I don't think price was the problem, it was scale. It's cheap and easy to fly a 737 because there are a lot of them, and there are a lot of parts and a lot of expertise on how to fix them. Concorde, not so much; there were only a few, and so there was no secondary market of parts and labor and extra planes.

Another problem might have been that Concorde was not priced highly enough. Today's first class costs as much as Concorde did, and it's twice as slow... and people still buy it.


"I don't think price was the problem, it was scale."

And it was a scale problem because the other little problems:

1-Price(>6000USD for London-NY USD is high enough for me)

2-Contamination(look at the tail of the one taking of in the article, an environmental hazard )

3-Noise

4-Poor performance, breaking the sound barrier means increment exponentially the resistance. Fuel is not "free" anymore as it was.

5-With Internet an small jet planes, not needed anymore.


The real problem was noise. Everything was predicated on being able to do cross-continent mach 1+ flights. When the US then Europe closed off faster-than-sound flights over land, that was it.

After that, it couldn't make money. Then everything else started to become more significant and you could see the writing on the wall.


The US spent billions on a stealth air superiority fighter which is terribly useful for dealing with the Taliban.


Having an unassailable conventional military isn't a waste of money because terrorists are the US's primary threat--terrorists are the US's primary threat because the US has an unassailable conventional military.

I'll take the Taliban over the Soviets or Axis as a primary threat, easily. The couple of generations before mine worried about the bomb, and the generation before that worried about the Japanese landing in San Francisco.
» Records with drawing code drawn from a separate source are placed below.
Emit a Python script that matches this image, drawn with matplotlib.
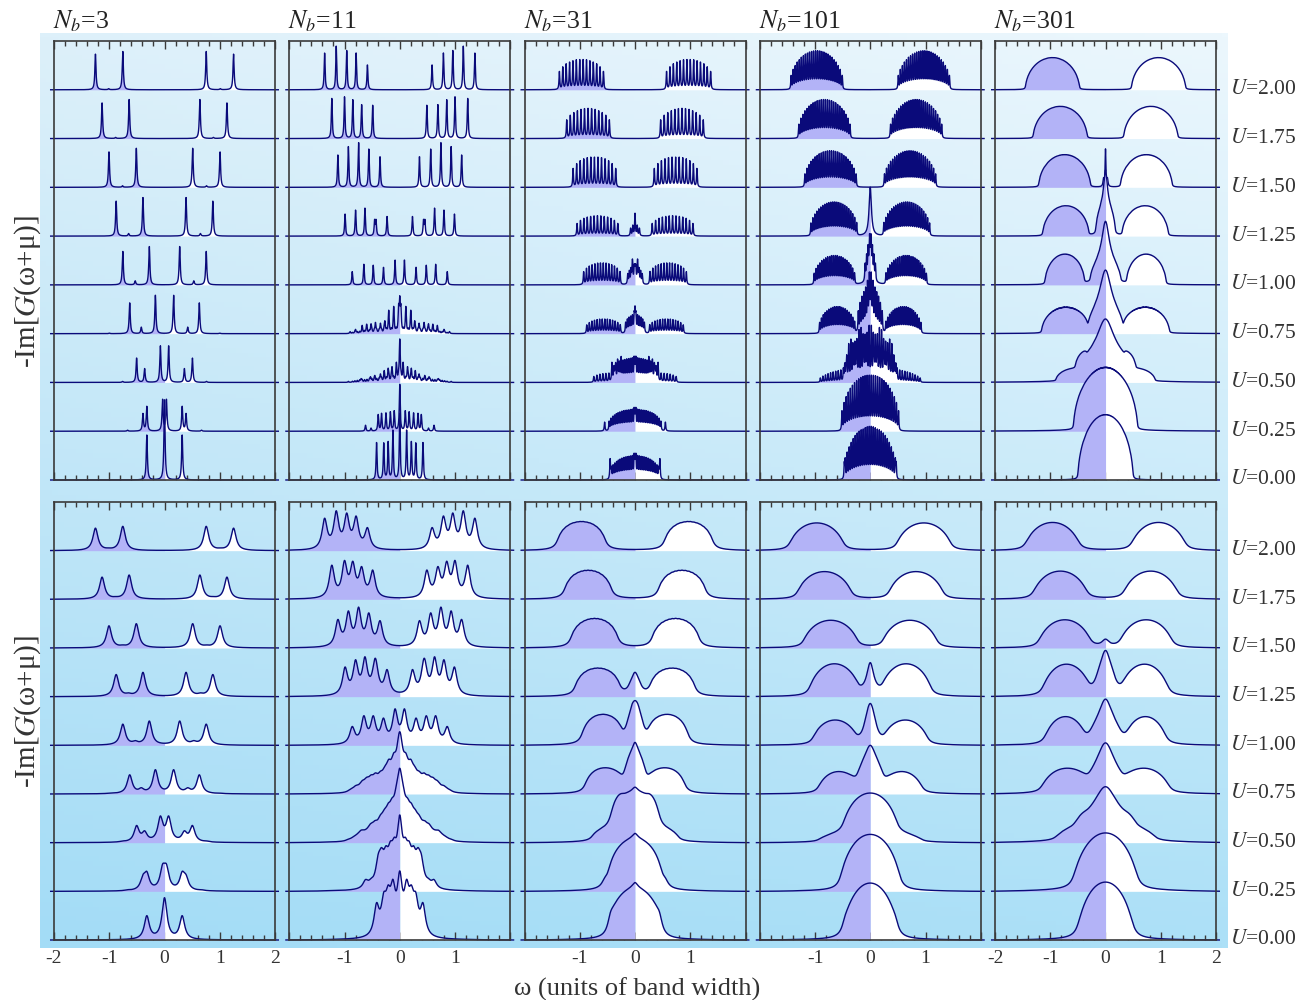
import numpy as np
import matplotlib
matplotlib.use('Agg')
import matplotlib.pyplot as plt
from matplotlib.ticker import MultipleLocator

plt.rcParams['font.family'] = ['Liberation Serif', 'DejaVu Serif']
plt.rcParams['mathtext.fontset'] = 'stix'

# ---- data ----
nb_list = [3, 11, 31, 101, 301]
u_values = [0.00, 0.25, 0.50, 0.75, 1.00, 1.25, 1.50, 1.75, 2.00]
u_labels = ['%.2f' % u for u in u_values]

# poles: (omega, height in top row [, own width]); omega > 0 is mirrored to -omega
# bands: (centre, half width, height, number of peaks); centre > 0 is mirrored
poles_nb3 = [
    [(0.0, 1.64), (0.32, 0.92)],
    [(0.035, 0.64), (0.32, 0.50), (0.39, 0.35), (0.67, 0.02)],
    [(0.075, 0.75), (0.36, 0.28), (0.505, 0.50), (0.76, 0.02)],
    [(0.165, 0.79), (0.42, 0.13), (0.63, 0.63), (1.0, 0.01)],
    [(0.275, 0.79), (0.53, 0.08), (0.755, 0.69)],
    [(0.39, 0.79), (0.65, 0.05), (0.875, 0.72)],
    [(0.51, 0.80), (0.76, 0.03), (1.005, 0.73)],
    [(0.64, 0.80), (0.885, 0.02), (1.13, 0.73)],
    [(0.755, 0.79), (1.01, 0.02), (1.25, 0.73)],
]
bands_nb3 = [[] for _ in range(9)]

poles_nb11 = [
    [(0.0, 1.35), (0.124, 1.0), (0.21, 0.76), (0.29, 0.74), (0.42, 0.76)],
    [(0.0, 0.95), (0.1, 0.40), (0.17, 0.38), (0.25, 0.36), (0.33, 0.35), (0.39, 0.33),
     (0.52, 0.06), (0.62, 0.12)],
    [(0.0, 0.84), (0.06, 0.32), (0.14, 0.27), (0.21, 0.24), (0.28, 0.17), (0.35, 0.14),
     (0.45, 0.1), (0.53, 0.09), (0.7, 0.06), (0.93, 0.02)],
    [(0.0, 0.58), (0.02, 0.40), (0.11, 0.47), (0.2, 0.40), (0.27, 0.22), (0.35, 0.18),
     (0.44, 0.20), (0.52, 0.17), (0.6, 0.15), (0.68, 0.12), (0.8, 0.07), (0.9, 0.04)],
    [(0.085, 0.51), (0.295, 0.36), (0.48, 0.40), (0.65, 0.42), (0.86, 0.27)],
    [(0.23, 0.40), (0.43, 0.30), (0.455, 0.30), (0.63, 0.57), (0.80, 0.53), (0.99, 0.45)],
    [(0.357, 0.63), (0.56, 0.78), (0.745, 0.92), (0.93, 0.83), (1.12, 0.66)],
    [(0.49, 0.68), (0.69, 0.69), (0.85, 0.79), (1.0, 0.85), (1.23, 0.82)],
    [(0.585, 0.51), (0.79, 0.75), (0.96, 0.80), (1.15, 0.89), (1.36, 0.75)],
]
bands_nb11 = [[], [], [(0.0, 0.9, 0.08, 40)], [(0.0, 0.9, 0.07, 40)], [], [], [], [], []]

poles_nb31 = [
    [(0.0, 0.25), (0.45, 0.40)],
    [(0.0, 0.20), (0.55, 0.18)],
    [(0.0, 0.20)],
    [(0.0, 0.40)],
    [(0.0, 0.25), (0.05, 0.25)],
    [(0.0, 0.45), (0.04, 0.2), (0.08, 0.15)],
    [], [], [],
]
bands_nb31 = [
    [(0.0, 0.46, 0.50, 28)],
    [(0.0, 0.50, 0.45, 30)],
    [(0.0, 0.45, 0.50, 26), (0.5, 0.30, 0.18, 10)],
    [(0.0, 0.20, 0.38, 12), (0.57, 0.35, 0.30, 14)],
    [(0.0, 0.16, 0.35, 10), (0.6, 0.38, 0.45, 14)],
    [(0.68, 0.43, 0.42, 13)],
    [(0.735, 0.45, 0.62, 13)],
    [(0.85, 0.45, 0.62, 13)],
    [(0.97, 0.46, 0.62, 14)],
]

poles_nb101 = [
    [(0.47, 0.3)],
    [],
    [],
    [(0.0, 0.4, 0.05)],
    [(0.0, 0.5, 0.04)],
    [(0.0, 1.0, 0.025)],
    [],
    [], [],
]
bands_nb101 = [
    [(0.0, 0.49, 1.1, 26)],
    [(0.0, 0.55, 1.15, 28)],
    [(0.0, 0.50, 0.95, 26), (0.0, 0.95, 0.30, 40)],
    [(0.0, 0.25, 0.9, 14), (0.6, 0.35, 0.55, 20)],
    [(0.0, 0.12, 0.6, 8), (0.65, 0.40, 0.60, 22)],
    [(0.66, 0.45, 0.70, 24)],
    [(0.72, 0.50, 0.75, 26)],
    [(0.83, 0.50, 0.80, 26)],
    [(0.97, 0.50, 0.80, 26)],
]

poles_nb301 = [
    [],
    [(0.0, 0.06, 0.5)],
    [(0.0, 0.75, 0.18)],
    [(0.0, 0.85, 0.12)],
    [(0.0, 0.85, 0.08)],
    [(0.0, 0.75, 0.04)],
    [(0.0, 0.75, 0.008), (0.035, 0.15, 0.012)],
    [], [],
]
bands_nb301 = [
    [(0.0, 0.50, 1.34, 150)],
    [(0.0, 0.58, 1.25, 160)],
    [(0.0, 0.55, 0.55, 150), (0.62, 0.28, 0.22, 80)],
    [(0.0, 0.32, 0.45, 100), (0.74, 0.42, 0.52, 100)],
    [(0.0, 0.28, 0.45, 80), (0.74, 0.36, 0.62, 100)],
    [(0.0, 0.18, 0.60, 50), (0.72, 0.42, 0.62, 120)],
    [(0.74, 0.47, 0.67, 130)],
    [(0.82, 0.49, 0.66, 140)],
    [(0.96, 0.49, 0.66, 140)],
]

all_poles = [poles_nb3, poles_nb11, poles_nb31, poles_nb101, poles_nb301]
all_bands = [bands_nb3, bands_nb11, bands_nb31, bands_nb101, bands_nb301]
eta_top = [0.012, 0.010, 0.008, 0.007, 0.008]
eta_bottom = [0.055, 0.055, 0.06, 0.06, 0.065]
band_shape = [0.5, 0.5, 0.35, 0.5, 0.5]

# peak heights of the broadened curves (lower row), U = 0.00 ... 2.00
hmax_bottom = [
    [0.87, 0.58, 0.55, 0.50, 0.50, 0.50, 0.50, 0.50, 0.50],
    [1.42, 1.57, 1.53, 1.28, 0.75, 0.82, 0.84, 0.80, 0.82],
    [1.18, 1.19, 1.14, 1.06, 0.92, 0.59, 0.61, 0.60, 0.60],
    [1.17, 1.17, 1.02, 1.00, 0.86, 0.70, 0.57, 0.57, 0.57],
    [1.19, 1.20, 1.15, 1.05, 0.95, 0.95, 0.58, 0.58, 0.58],
]

# ---- build the curves ----
dw = 0.002
w = np.arange(-2.06, 2.06 + dw / 2, dw)


def lorentz(x, h, eta):
    return h * eta ** 2 / (x ** 2 + eta ** 2)


def top_curve(poles, bands, eta, p):
    y = np.zeros_like(w)
    for pole in poles:
        width = pole[2] if len(pole) > 2 else eta
        for s in ([pole[0], -pole[0]] if pole[0] > 0 else [pole[0]]):
            y += lorentz(w - s, pole[1], width)
    for c, hw, h, n in bands:
        xs = np.linspace(-1, 1, n + 2)[1:-1]
        env = (1 - xs ** 2) ** p
        for s in ([c, -c] if c > 0 else [c]):
            b = np.zeros_like(w)
            for x0, e in zip(xs, env):
                b += lorentz(w - (s + hw * x0), e, eta)
            y += b * h / b.max()
    return y


wk = np.arange(-1.5, 1.5 + dw / 2, dw)


def bottom_curve(yt, eta_t, eta_b, hmax):
    kern = lorentz(wk, 1.0, eta_b - eta_t)
    yb = np.convolve(yt, kern, mode='same')
    return yb * hmax / yb.max()


# ---- figure ----
fig = plt.figure(figsize=(13.09, 10.0), dpi=100)

# gradient backdrop
bg = fig.add_axes([40 / 1309, 52 / 1000, 1188 / 1309, 915 / 1000])
tl, tr = np.array([221, 240, 250]), np.array([236, 247, 253])
bl, br = np.array([163, 220, 246]), np.array([172, 224, 247])
ty = np.linspace(0, 1, 200)[:, None, None]
sx = np.linspace(0, 1, 200)[None, :, None]
grad = (tl * (1 - sx) + tr * sx) * (1 - ty) + (bl * (1 - sx) + br * sx) * ty
bg.imshow(grad / 255.0, aspect='auto', extent=[0, 1, 0, 1])
bg.axis('off')

lav = '#b3b3f7'
navy = '#0a0a7a'
edge = '#3a3a3a'
col_left = [54 + 235.25 * i for i in range(5)]
rows = [(520, 439), (60, 438)]  # bottom, height in pixels

for ci in range(5):
    curves_top = [top_curve(all_poles[ci][k], all_bands[ci][k], eta_top[ci], band_shape[ci])
                  for k in range(9)]
    curves_bot = [bottom_curve(curves_top[k], eta_top[ci], eta_bottom[ci], hmax_bottom[ci][k])
                  for k in range(9)]
    for ri, curves in enumerate([curves_top, curves_bot]):
        b0, hh = rows[ri]
        ax = fig.add_axes([col_left[ci] / 1309, b0 / 1000, 221 / 1309, hh / 1000])
        ax.set_facecolor('none')
        z = 2
        for k in reversed(range(9)):
            y = k + curves[k]
            ax.fill_between(w, k, y, where=w <= 0, color=lav, lw=0, zorder=z, clip_on=False)
            ax.fill_between(w, k, y, where=w >= 0, color='white', lw=0, zorder=z, clip_on=False)
            ax.plot(w, y, color=navy, lw=1.0, zorder=z + 1, clip_on=False)
            z += 2
        ax.set_xlim(-2, 2)
        ax.set_ylim(0, 9)
        ax.set_yticks([])
        ax.xaxis.set_major_locator(MultipleLocator(1))
        ax.xaxis.set_minor_locator(MultipleLocator(0.2))
        ax.tick_params(axis='x', which='both', direction='in', top=True, bottom=True,
                       color=edge, width=1.0, labelsize=14, labelcolor='#333333', pad=7)
        ax.tick_params(axis='x', which='major', length=6)
        ax.tick_params(axis='x', which='minor', length=3.5)
        for sp in ax.spines.values():
            sp.set_color(edge)
            sp.set_linewidth(1.2)
            sp.set_zorder(50)
        if ri == 0:
            ax.tick_params(labelbottom=False)
        else:
            ax.set_xticks([-2, -1, 0, 1, 2])
            if ci in (0, 4):
                ax.set_xticklabels(['-2', '-1', '0', '1', '2'])
            else:
                ax.set_xticklabels(['', '-1', '0', '1', ''])
        if ci == 4:
            for k in range(9):
                ax.text(1.063, k, r'$U$=' + u_labels[k], transform=ax.get_yaxis_transform(),
                        ha='left', va='center', fontsize=15.5, color='#333333')
    fig.text((col_left[ci] - 1) / 1309, 1 - 28 / 1000, r'$N_b$=%d' % nb_list[ci],
             fontsize=18.5, ha='left', va='baseline', color='#222222')

for yc in (292, 712):
    fig.text(28 / 1309, 1 - yc / 1000, r'-Im[$G$(ω+μ)]', rotation=90, ha='center', va='center',
             fontsize=21, color='#333333')
fig.text(637 / 1309, 1 - 989 / 1000, 'ω (units of band width)', ha='center', va='center',
         fontsize=19, color='#333333')

fig.savefig('out.png', dpi=100)
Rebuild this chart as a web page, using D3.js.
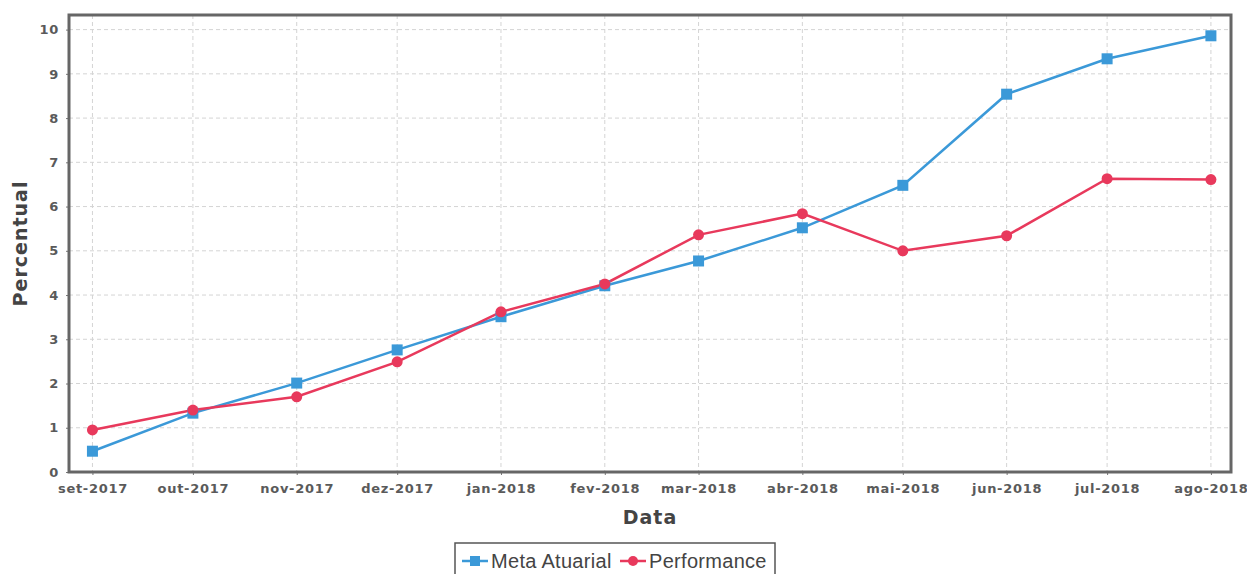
<!DOCTYPE html>
<html>
<head>
<meta charset="utf-8">
<script src="https://cdn.jsdelivr.net/npm/d3@7"></script>
<style>
  body { margin: 0; background: #fff; }
  svg { display: block; }
  .tick text { font-family: "DejaVu Sans", sans-serif; font-size: 13px; font-weight: bold; fill: #5a5a5a; letter-spacing: 0.7px; }
</style>
</head>
<body>
<svg id="chart" width="1247" height="574"></svg>
<script>
// months (first day of each)
var months = ["2017-09-01", "2017-10-01", "2017-11-01", "2017-12-01", "2018-01-01", "2018-02-01",
              "2018-03-01", "2018-04-01", "2018-05-01", "2018-06-01", "2018-07-01", "2018-08-01"];
var monthLabels = ["set-2017", "out-2017", "nov-2017", "dez-2017", "jan-2018", "fev-2018",
                   "mar-2018", "abr-2018", "mai-2018", "jun-2018", "jul-2018", "ago-2018"];
var metaAtuarial = [0.47, 1.33, 2.01, 2.76, 3.51, 4.21, 4.77, 5.52, 6.48, 8.54, 9.34, 9.86];
var performance  = [0.95, 1.40, 1.70, 2.49, 3.62, 4.25, 5.36, 5.84, 5.00, 5.34, 6.63, 6.61];
var yTicks = [0, 1, 2, 3, 4, 5, 6, 7, 8, 9, 10];

var parse = d3.timeParse("%Y-%m-%d");
var dates = months.map(parse);

var svg = d3.select("#chart"),
    margin = {top: 15, right: 16, bottom: 102, left: 69},
    width = +svg.attr("width") - margin.left - margin.right,
    height = +svg.attr("height") - margin.top - margin.bottom;

var g = svg.append("g")
    .attr("transform", "translate(" + margin.left + "," + margin.top + ")");

var x = d3.scaleTime()
    .domain([d3.timeDay.offset(dates[0], -7), d3.timeDay.offset(dates[dates.length - 1], 6.6)])
    .range([0, width]);

var y = d3.scaleLinear().domain([0, 10.33]).range([height, 0]);

// grid
g.append("g")
    .selectAll("line")
    .data(yTicks)
  .enter().append("line")
    .attr("x1", 0).attr("x2", width)
    .attr("y1", function(d) { return y(d); })
    .attr("y2", function(d) { return y(d); })
    .attr("stroke", "#d4d4d4")
    .attr("stroke-dasharray", "4,3");

g.append("g")
    .selectAll("line")
    .data(dates)
  .enter().append("line")
    .attr("y1", 0).attr("y2", height)
    .attr("x1", function(d) { return x(d); })
    .attr("x2", function(d) { return x(d); })
    .attr("stroke", "#d4d4d4")
    .attr("stroke-dasharray", "4,3");

// axes
var xAxis = g.append("g")
    .attr("transform", "translate(0," + height + ")")
    .call(d3.axisBottom(x).tickValues(dates).tickSize(3).tickPadding(9)
      .tickFormat(function(d, i) { return monthLabels[i]; }));
xAxis.select(".domain").remove();
xAxis.selectAll(".tick line").attr("stroke", "#777");

var yAxis = g.append("g")
    .call(d3.axisLeft(y).tickValues(yTicks).tickSize(3).tickPadding(7));
yAxis.select(".domain").remove();
yAxis.selectAll(".tick line").attr("stroke", "#777");

// plot border
g.append("rect")
    .attr("width", width)
    .attr("height", height)
    .attr("fill", "none")
    .attr("stroke", "#666")
    .attr("stroke-width", 3);

var line = d3.line()
    .x(function(d, i) { return x(dates[i]); })
    .y(function(d) { return y(d); });

var blue = "#3b99d8", red = "#e8395c";

g.append("path")
    .datum(metaAtuarial)
    .attr("fill", "none")
    .attr("stroke", blue)
    .attr("stroke-width", 2.5)
    .attr("d", line);

g.append("path")
    .datum(performance)
    .attr("fill", "none")
    .attr("stroke", red)
    .attr("stroke-width", 2.5)
    .attr("d", line);

g.append("g")
    .selectAll("rect")
    .data(metaAtuarial)
  .enter().append("rect")
    .attr("x", function(d, i) { return x(dates[i]) - 5.5; })
    .attr("y", function(d) { return y(d) - 5.5; })
    .attr("width", 11)
    .attr("height", 11)
    .attr("fill", blue);

g.append("g")
    .selectAll("circle")
    .data(performance)
  .enter().append("circle")
    .attr("cx", function(d, i) { return x(dates[i]); })
    .attr("cy", function(d) { return y(d); })
    .attr("r", 5.5)
    .attr("fill", red);

// axis titles
svg.append("text")
    .attr("x", margin.left + width / 2)
    .attr("y", 524)
    .attr("text-anchor", "middle")
    .attr("font-family", "DejaVu Sans, sans-serif")
    .attr("font-size", "19px")
    .attr("font-weight", "bold")
    .attr("letter-spacing", "1px")
    .attr("fill", "#444")
    .text("Data");

svg.append("text")
    .attr("transform", "translate(27," + (margin.top + height / 2) + ") rotate(-90)")
    .attr("text-anchor", "middle")
    .attr("font-family", "DejaVu Sans, sans-serif")
    .attr("font-size", "19px")
    .attr("font-weight", "bold")
    .attr("letter-spacing", "1px")
    .attr("fill", "#444")
    .text("Percentual");

// legend
var legend = svg.append("g").attr("transform", "translate(455,543)");
legend.append("rect")
    .attr("width", 320).attr("height", 40)
    .attr("fill", "#fff")
    .attr("stroke", "#555")
    .attr("stroke-width", 1.5);

var items = [
  {name: "Meta Atuarial", color: blue, shape: "square", x: 7},
  {name: "Performance", color: red, shape: "circle", x: 165}
];
items.forEach(function(it) {
  var lg = legend.append("g").attr("transform", "translate(" + it.x + ",18)");
  lg.append("line").attr("x1", 0).attr("x2", 26).attr("stroke", it.color).attr("stroke-width", 2.5);
  if (it.shape == "square") {
    lg.append("rect").attr("x", 8).attr("y", -5).attr("width", 10).attr("height", 10).attr("fill", it.color);
  } else {
    lg.append("circle").attr("cx", 13).attr("r", 5).attr("fill", it.color);
  }
  lg.append("text")
    .attr("x", 29)
    .attr("dy", "0.35em")
    .attr("font-family", "Liberation Sans, Arial, sans-serif")
    .attr("font-size", "20px")
    .attr("letter-spacing", "0.3px")
    .attr("fill", "#444")
    .text(it.name);
});
</script>
</body>
</html>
All we have to worry about is having airplanes hijacked? That's success, not failure.


Well, to be fair, our enemy was the Soviet Union when these projects were started, and stealth technology would have been very helpful in a war against them.

It's interesting how the world has changed. Any political entity with the ability to make war has realized that wars do not help them get richer, and so everyone pretty much gets along. It's the people with nothing to lose that want to start wars now.


Got to spend money to make money.

Hmm, wait that isn't right...


Don't worry, whomever we are fighting, someone is making money out of it.